THE REQUEST: Give back, unchanged, the line with "Emit a Python", the line with "import pandas as pd", and every line between them, and no other line.

AVAILABLE RECORDS:
------------------------------------

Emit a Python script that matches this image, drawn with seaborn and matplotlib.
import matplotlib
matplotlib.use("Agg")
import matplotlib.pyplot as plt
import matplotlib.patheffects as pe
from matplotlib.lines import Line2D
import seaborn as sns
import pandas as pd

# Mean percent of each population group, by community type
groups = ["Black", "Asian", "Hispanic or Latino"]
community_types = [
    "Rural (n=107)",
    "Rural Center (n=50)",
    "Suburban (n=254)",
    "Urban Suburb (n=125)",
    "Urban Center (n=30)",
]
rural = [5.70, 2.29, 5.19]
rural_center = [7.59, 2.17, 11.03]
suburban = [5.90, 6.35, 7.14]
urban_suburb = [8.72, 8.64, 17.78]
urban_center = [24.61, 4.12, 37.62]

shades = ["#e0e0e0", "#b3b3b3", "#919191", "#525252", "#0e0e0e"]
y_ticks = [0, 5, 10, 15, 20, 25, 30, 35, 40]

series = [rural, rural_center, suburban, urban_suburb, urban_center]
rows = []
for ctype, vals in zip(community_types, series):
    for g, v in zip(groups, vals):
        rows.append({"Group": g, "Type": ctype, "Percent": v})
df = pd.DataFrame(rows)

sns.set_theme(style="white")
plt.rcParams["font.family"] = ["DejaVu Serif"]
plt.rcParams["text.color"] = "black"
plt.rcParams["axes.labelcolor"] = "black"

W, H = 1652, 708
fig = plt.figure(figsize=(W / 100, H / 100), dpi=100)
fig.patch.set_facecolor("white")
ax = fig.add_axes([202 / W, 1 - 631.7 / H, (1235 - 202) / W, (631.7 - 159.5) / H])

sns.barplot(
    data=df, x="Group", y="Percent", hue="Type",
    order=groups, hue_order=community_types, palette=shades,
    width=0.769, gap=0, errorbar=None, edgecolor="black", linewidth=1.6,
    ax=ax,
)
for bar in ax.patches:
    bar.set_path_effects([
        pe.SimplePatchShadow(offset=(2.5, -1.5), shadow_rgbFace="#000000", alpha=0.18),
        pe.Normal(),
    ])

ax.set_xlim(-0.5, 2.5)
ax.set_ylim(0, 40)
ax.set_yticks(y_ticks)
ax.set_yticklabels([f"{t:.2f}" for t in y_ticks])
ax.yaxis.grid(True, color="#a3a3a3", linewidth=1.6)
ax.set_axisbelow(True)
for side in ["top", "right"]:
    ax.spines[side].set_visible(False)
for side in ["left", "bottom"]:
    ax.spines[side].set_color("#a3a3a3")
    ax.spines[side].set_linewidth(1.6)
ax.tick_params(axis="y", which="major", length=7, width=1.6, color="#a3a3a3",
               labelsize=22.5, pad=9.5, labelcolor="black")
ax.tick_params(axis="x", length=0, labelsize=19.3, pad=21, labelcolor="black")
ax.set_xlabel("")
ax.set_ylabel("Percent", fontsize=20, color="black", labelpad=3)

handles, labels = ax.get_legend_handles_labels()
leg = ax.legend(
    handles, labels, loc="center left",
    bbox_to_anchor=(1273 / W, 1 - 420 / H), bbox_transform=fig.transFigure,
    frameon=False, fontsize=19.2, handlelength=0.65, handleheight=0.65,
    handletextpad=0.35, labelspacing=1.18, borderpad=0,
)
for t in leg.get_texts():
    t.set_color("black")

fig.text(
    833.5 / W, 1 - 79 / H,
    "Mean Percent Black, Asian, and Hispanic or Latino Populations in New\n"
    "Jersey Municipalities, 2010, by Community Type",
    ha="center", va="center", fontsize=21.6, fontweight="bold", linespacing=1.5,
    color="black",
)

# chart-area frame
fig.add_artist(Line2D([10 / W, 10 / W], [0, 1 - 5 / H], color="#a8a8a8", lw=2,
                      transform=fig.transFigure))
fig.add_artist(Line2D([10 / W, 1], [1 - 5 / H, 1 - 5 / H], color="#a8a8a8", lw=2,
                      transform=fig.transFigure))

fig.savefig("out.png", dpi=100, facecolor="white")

------------------------------------

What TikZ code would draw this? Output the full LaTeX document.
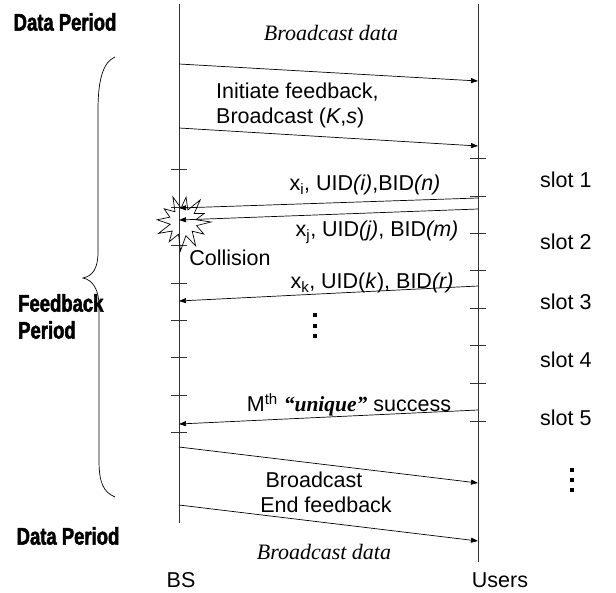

------------------------------------

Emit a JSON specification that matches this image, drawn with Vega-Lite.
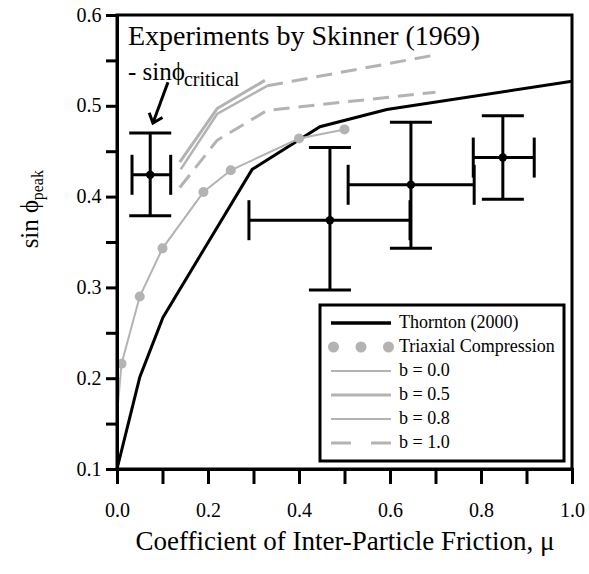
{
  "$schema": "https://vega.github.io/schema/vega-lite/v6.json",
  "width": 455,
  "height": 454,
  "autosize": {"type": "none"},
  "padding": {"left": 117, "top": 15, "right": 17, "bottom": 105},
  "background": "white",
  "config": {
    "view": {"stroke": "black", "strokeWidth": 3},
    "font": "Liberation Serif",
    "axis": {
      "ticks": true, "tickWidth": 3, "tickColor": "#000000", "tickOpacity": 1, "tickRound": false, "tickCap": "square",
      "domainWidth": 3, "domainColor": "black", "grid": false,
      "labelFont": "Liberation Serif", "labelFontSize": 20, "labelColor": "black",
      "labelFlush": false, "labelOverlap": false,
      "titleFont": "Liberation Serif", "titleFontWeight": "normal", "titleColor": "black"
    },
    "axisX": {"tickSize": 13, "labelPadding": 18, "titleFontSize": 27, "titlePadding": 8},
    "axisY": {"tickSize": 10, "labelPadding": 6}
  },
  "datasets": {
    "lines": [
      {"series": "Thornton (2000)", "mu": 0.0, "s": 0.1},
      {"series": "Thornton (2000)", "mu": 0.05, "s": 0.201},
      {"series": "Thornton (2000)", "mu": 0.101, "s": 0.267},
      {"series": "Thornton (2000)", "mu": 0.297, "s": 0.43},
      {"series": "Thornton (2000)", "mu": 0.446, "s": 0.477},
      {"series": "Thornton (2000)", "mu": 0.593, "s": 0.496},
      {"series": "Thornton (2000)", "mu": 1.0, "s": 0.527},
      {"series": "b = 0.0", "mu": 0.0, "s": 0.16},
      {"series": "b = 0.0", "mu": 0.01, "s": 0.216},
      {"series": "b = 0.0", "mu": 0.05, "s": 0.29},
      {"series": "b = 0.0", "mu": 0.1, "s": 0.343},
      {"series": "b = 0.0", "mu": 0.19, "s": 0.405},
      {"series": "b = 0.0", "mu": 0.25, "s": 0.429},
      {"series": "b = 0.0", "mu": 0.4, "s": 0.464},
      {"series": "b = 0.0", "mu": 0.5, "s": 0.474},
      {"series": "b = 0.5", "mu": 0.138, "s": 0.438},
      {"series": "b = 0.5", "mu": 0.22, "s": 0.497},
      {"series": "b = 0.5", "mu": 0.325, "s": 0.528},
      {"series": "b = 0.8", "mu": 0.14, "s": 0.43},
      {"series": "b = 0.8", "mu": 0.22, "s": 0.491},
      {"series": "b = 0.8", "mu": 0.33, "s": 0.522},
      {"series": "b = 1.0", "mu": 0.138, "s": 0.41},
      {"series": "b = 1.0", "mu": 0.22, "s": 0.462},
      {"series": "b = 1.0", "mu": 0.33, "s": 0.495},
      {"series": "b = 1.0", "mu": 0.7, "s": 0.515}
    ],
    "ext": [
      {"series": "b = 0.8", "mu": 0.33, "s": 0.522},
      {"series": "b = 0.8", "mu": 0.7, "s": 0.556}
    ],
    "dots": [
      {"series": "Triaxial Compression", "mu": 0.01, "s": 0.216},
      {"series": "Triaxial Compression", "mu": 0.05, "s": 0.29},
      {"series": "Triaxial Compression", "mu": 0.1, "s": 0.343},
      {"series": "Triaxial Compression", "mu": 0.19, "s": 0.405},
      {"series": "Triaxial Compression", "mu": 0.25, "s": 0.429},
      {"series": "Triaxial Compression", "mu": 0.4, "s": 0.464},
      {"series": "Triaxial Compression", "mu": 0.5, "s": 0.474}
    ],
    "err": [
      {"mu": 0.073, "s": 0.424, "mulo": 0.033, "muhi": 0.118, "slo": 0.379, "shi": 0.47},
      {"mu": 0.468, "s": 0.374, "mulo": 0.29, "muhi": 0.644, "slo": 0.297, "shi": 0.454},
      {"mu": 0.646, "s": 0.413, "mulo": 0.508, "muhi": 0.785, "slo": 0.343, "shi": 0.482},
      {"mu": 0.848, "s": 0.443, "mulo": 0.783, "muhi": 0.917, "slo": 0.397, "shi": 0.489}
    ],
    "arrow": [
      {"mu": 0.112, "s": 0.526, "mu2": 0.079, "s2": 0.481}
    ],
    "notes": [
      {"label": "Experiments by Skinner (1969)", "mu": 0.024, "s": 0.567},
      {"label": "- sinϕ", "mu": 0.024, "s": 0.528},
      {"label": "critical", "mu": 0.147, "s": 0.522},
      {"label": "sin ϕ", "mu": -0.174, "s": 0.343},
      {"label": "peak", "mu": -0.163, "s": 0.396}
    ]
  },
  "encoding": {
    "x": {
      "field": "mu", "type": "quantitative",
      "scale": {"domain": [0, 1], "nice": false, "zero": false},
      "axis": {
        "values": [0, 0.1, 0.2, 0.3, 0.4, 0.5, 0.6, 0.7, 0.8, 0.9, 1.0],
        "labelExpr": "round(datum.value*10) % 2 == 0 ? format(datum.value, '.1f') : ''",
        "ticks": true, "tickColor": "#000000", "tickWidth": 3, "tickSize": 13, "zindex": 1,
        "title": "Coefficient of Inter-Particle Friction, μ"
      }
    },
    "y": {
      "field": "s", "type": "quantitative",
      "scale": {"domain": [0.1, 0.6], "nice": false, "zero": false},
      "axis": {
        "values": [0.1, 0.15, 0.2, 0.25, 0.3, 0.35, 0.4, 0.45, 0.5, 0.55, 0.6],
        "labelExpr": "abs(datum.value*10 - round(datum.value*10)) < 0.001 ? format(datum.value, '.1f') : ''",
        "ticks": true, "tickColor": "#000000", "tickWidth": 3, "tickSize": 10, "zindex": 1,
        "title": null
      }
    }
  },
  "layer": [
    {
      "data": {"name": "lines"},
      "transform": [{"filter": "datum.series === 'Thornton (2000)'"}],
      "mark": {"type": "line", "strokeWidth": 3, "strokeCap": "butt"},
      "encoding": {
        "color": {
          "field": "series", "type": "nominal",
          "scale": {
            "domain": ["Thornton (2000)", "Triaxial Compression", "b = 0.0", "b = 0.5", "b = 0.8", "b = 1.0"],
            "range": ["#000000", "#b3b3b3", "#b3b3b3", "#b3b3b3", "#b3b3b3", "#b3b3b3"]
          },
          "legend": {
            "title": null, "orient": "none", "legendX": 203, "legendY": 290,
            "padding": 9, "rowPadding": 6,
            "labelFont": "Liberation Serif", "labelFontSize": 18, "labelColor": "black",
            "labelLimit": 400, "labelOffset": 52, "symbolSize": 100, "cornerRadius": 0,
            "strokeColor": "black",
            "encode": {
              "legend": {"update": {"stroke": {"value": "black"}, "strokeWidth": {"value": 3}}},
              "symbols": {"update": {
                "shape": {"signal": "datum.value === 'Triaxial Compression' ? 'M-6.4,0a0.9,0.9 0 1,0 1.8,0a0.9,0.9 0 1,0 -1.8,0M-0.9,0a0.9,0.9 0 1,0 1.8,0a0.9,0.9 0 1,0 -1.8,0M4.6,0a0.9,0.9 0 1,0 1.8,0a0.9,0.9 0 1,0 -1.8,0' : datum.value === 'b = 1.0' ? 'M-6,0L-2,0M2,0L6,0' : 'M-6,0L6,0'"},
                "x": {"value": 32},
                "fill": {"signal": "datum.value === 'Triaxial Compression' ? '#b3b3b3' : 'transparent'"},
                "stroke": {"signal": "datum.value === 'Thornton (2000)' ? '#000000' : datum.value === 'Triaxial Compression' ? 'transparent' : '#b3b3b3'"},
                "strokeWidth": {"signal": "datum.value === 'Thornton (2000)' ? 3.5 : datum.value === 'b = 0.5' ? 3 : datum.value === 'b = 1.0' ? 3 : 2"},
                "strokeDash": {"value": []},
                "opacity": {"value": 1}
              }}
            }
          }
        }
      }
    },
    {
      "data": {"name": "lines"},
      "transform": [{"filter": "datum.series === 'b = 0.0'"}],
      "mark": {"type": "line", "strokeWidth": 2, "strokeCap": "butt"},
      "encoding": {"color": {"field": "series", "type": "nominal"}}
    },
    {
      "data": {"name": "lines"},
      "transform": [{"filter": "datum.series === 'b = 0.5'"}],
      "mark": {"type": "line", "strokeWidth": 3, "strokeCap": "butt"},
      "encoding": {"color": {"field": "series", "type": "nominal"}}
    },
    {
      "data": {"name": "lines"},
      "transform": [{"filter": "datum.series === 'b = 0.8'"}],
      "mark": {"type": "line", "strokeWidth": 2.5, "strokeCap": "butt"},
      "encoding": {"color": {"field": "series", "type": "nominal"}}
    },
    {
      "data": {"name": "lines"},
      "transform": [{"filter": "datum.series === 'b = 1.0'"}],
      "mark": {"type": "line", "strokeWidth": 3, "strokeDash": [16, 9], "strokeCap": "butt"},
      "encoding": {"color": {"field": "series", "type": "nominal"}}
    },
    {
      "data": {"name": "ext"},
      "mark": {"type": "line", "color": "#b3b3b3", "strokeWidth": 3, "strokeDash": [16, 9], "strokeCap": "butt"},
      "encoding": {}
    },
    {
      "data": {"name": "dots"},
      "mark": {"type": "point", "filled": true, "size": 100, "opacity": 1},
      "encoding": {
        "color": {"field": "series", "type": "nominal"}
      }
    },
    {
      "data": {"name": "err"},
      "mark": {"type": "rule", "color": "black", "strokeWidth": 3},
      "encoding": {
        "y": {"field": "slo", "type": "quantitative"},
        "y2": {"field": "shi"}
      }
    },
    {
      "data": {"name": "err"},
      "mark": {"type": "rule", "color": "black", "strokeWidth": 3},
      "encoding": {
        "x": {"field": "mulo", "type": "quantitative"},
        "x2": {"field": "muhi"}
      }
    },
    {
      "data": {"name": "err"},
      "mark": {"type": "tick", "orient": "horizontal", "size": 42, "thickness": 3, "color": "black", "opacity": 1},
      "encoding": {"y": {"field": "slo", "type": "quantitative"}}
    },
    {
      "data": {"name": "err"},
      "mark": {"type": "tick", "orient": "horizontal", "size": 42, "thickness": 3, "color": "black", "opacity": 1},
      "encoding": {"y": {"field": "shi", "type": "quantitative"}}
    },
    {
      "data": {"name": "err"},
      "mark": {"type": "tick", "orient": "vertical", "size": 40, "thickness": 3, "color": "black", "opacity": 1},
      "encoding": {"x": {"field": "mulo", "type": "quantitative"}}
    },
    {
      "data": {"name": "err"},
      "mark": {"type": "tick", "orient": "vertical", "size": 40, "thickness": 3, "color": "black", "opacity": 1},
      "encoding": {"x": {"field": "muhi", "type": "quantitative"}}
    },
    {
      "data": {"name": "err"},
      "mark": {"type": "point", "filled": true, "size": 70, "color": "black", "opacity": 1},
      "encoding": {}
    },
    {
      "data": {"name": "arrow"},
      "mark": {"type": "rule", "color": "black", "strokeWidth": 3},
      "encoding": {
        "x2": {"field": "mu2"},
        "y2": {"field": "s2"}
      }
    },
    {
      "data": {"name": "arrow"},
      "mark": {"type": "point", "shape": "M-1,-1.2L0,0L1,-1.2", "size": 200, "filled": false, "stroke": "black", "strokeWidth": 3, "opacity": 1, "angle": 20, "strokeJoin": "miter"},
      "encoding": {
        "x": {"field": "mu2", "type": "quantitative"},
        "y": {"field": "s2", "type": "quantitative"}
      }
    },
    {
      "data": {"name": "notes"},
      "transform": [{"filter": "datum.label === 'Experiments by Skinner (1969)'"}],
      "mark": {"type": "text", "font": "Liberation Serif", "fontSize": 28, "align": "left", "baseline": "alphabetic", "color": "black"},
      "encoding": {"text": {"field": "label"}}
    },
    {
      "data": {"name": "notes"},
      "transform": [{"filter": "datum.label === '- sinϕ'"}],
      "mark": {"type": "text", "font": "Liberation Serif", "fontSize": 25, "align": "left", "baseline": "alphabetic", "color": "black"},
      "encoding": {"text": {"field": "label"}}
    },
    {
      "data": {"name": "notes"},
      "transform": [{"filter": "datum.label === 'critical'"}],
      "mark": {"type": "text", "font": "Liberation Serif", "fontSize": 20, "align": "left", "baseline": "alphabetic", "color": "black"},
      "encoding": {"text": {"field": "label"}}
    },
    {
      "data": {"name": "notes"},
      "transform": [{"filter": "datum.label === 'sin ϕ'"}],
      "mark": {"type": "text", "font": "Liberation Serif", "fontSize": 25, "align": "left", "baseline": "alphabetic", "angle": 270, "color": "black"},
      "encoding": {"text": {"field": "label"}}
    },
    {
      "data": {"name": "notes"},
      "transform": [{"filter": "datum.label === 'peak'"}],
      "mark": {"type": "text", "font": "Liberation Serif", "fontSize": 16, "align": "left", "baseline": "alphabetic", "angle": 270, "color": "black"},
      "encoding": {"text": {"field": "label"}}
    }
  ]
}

------------------------------------

COMPLETE ANSWER:
Emit a Python script that matches this image, drawn with seaborn and matplotlib.
import matplotlib
matplotlib.use("Agg")
import matplotlib.pyplot as plt
import matplotlib.patheffects as pe
from matplotlib.lines import Line2D
import seaborn as sns
import pandas as pd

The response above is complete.